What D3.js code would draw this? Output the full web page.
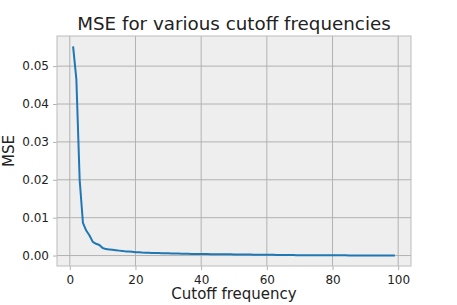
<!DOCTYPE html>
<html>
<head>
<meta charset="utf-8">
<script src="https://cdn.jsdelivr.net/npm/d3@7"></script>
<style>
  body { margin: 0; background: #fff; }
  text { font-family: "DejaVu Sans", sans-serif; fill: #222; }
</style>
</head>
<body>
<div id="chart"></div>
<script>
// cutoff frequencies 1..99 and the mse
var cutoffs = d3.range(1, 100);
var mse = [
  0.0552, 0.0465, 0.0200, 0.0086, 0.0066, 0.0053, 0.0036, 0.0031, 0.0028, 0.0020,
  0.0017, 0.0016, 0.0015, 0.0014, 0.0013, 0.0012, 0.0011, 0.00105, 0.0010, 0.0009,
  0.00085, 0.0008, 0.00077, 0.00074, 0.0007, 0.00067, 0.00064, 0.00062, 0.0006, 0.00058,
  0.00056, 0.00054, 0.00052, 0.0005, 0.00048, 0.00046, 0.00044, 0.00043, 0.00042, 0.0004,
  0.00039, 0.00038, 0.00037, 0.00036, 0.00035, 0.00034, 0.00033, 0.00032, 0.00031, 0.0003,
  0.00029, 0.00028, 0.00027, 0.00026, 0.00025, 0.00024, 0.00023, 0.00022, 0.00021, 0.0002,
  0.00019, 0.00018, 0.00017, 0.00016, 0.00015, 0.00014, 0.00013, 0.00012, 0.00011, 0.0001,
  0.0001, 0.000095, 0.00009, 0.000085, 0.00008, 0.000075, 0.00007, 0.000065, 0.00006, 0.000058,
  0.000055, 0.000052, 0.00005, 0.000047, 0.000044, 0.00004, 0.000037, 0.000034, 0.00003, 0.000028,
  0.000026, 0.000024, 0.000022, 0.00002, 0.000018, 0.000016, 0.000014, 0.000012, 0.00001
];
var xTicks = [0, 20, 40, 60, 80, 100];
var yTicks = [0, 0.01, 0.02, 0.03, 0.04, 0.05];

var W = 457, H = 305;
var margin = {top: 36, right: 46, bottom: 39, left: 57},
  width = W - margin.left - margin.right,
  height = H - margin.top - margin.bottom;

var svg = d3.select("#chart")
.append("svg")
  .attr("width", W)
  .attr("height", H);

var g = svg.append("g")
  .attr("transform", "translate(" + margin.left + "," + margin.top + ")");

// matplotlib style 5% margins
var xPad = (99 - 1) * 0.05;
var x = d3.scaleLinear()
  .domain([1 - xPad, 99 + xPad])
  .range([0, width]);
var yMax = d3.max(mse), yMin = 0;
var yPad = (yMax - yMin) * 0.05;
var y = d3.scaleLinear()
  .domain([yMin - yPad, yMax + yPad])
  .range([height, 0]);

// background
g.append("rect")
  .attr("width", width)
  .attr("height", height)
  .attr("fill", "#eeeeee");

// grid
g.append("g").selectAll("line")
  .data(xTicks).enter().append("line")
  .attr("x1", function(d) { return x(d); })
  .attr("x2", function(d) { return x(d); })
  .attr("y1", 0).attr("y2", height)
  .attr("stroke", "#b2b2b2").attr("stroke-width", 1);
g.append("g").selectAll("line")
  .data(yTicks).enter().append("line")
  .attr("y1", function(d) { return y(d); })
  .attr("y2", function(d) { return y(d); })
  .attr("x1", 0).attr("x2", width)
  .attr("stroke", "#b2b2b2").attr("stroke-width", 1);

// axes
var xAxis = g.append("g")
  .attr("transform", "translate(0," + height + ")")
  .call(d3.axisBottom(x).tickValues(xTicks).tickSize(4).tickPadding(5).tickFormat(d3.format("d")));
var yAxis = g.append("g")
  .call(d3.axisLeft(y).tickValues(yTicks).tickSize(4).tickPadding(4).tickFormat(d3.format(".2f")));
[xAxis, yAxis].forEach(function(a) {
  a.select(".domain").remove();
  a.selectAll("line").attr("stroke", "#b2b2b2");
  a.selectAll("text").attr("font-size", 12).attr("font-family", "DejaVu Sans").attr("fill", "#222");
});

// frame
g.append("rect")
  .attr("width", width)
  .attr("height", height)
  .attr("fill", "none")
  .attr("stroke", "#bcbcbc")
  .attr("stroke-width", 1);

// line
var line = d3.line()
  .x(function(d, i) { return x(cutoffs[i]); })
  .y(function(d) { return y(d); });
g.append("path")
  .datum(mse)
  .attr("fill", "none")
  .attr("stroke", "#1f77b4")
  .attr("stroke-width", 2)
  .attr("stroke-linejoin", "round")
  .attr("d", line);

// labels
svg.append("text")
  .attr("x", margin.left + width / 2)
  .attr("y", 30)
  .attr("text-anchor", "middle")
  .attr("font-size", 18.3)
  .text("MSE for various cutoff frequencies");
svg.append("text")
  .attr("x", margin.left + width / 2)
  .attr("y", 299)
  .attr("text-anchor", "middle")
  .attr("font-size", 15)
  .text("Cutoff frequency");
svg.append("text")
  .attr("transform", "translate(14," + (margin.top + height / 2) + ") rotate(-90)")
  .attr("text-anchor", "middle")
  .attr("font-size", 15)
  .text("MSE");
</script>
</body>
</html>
------------------------------
Your task is to reproduce all of the material exactly. The pictures stay out.

What D3.js code would draw this? Output the full web page.
<!DOCTYPE html>
<html>
<head>
<meta charset="utf-8">
<script src="https://cdn.jsdelivr.net/npm/d3@7"></script>
<style>
  body { margin: 0; background: #fff; }
  text { font-family: "DejaVu Sans", sans-serif; fill: #222; }
</style>
</head>
<body>
<div id="chart"></div>
<script>
// cutoff frequencies 1..99 and the mse
var cutoffs = d3.range(1, 100);
var mse = [
  0.0552, 0.0465, 0.0200, 0.0086, 0.0066, 0.0053, 0.0036, 0.0031, 0.0028, 0.0020,
  0.0017, 0.0016, 0.0015, 0.0014, 0.0013, 0.0012, 0.0011, 0.00105, 0.0010, 0.0009,
  0.00085, 0.0008, 0.00077, 0.00074, 0.0007, 0.00067, 0.00064, 0.00062, 0.0006, 0.00058,
  0.00056, 0.00054, 0.00052, 0.0005, 0.00048, 0.00046, 0.00044, 0.00043, 0.00042, 0.0004,
  0.00039, 0.00038, 0.00037, 0.00036, 0.00035, 0.00034, 0.00033, 0.00032, 0.00031, 0.0003,
  0.00029, 0.00028, 0.00027, 0.00026, 0.00025, 0.00024, 0.00023, 0.00022, 0.00021, 0.0002,
  0.00019, 0.00018, 0.00017, 0.00016, 0.00015, 0.00014, 0.00013, 0.00012, 0.00011, 0.0001,
  0.0001, 0.000095, 0.00009, 0.000085, 0.00008, 0.000075, 0.00007, 0.000065, 0.00006, 0.000058,
  0.000055, 0.000052, 0.00005, 0.000047, 0.000044, 0.00004, 0.000037, 0.000034, 0.00003, 0.000028,
  0.000026, 0.000024, 0.000022, 0.00002, 0.000018, 0.000016, 0.000014, 0.000012, 0.00001
];
var xTicks = [0, 20, 40, 60, 80, 100];
var yTicks = [0, 0.01, 0.02, 0.03, 0.04, 0.05];

var W = 457, H = 305;
var margin = {top: 36, right: 46, bottom: 39, left: 57},
  width = W - margin.left - margin.right,
  height = H - margin.top - margin.bottom;

var svg = d3.select("#chart")
.append("svg")
  .attr("width", W)
  .attr("height", H);

var g = svg.append("g")
  .attr("transform", "translate(" + margin.left + "," + margin.top + ")");

// matplotlib style 5% margins
var xPad = (99 - 1) * 0.05;
var x = d3.scaleLinear()
  .domain([1 - xPad, 99 + xPad])
  .range([0, width]);
var yMax = d3.max(mse), yMin = 0;
var yPad = (yMax - yMin) * 0.05;
var y = d3.scaleLinear()
  .domain([yMin - yPad, yMax + yPad])
  .range([height, 0]);

// background
g.append("rect")
  .attr("width", width)
  .attr("height", height)
  .attr("fill", "#eeeeee");

// grid
g.append("g").selectAll("line")
  .data(xTicks).enter().append("line")
  .attr("x1", function(d) { return x(d); })
  .attr("x2", function(d) { return x(d); })
  .attr("y1", 0).attr("y2", height)
  .attr("stroke", "#b2b2b2").attr("stroke-width", 1);
g.append("g").selectAll("line")
  .data(yTicks).enter().append("line")
  .attr("y1", function(d) { return y(d); })
  .attr("y2", function(d) { return y(d); })
  .attr("x1", 0).attr("x2", width)
  .attr("stroke", "#b2b2b2").attr("stroke-width", 1);

// axes
var xAxis = g.append("g")
  .attr("transform", "translate(0," + height + ")")
  .call(d3.axisBottom(x).tickValues(xTicks).tickSize(4).tickPadding(5).tickFormat(d3.format("d")));
var yAxis = g.append("g")
  .call(d3.axisLeft(y).tickValues(yTicks).tickSize(4).tickPadding(4).tickFormat(d3.format(".2f")));
[xAxis, yAxis].forEach(function(a) {
  a.select(".domain").remove();
  a.selectAll("line").attr("stroke", "#b2b2b2");
  a.selectAll("text").attr("font-size", 12).attr("font-family", "DejaVu Sans").attr("fill", "#222");
});

// frame
g.append("rect")
  .attr("width", width)
  .attr("height", height)
  .attr("fill", "none")
  .attr("stroke", "#bcbcbc")
  .attr("stroke-width", 1);

// line
var line = d3.line()
  .x(function(d, i) { return x(cutoffs[i]); })
  .y(function(d) { return y(d); });
g.append("path")
  .datum(mse)
  .attr("fill", "none")
  .attr("stroke", "#1f77b4")
  .attr("stroke-width", 2)
  .attr("stroke-linejoin", "round")
  .attr("d", line);

// labels
svg.append("text")
  .attr("x", margin.left + width / 2)
  .attr("y", 30)
  .attr("text-anchor", "middle")
  .attr("font-size", 18.3)
  .text("MSE for various cutoff frequencies");
svg.append("text")
  .attr("x", margin.left + width / 2)
  .attr("y", 299)
  .attr("text-anchor", "middle")
  .attr("font-size", 15)
  .text("Cutoff frequency");
svg.append("text")
  .attr("transform", "translate(14," + (margin.top + height / 2) + ") rotate(-90)")
  .attr("text-anchor", "middle")
  .attr("font-size", 15)
  .text("MSE");
</script>
</body>
</html>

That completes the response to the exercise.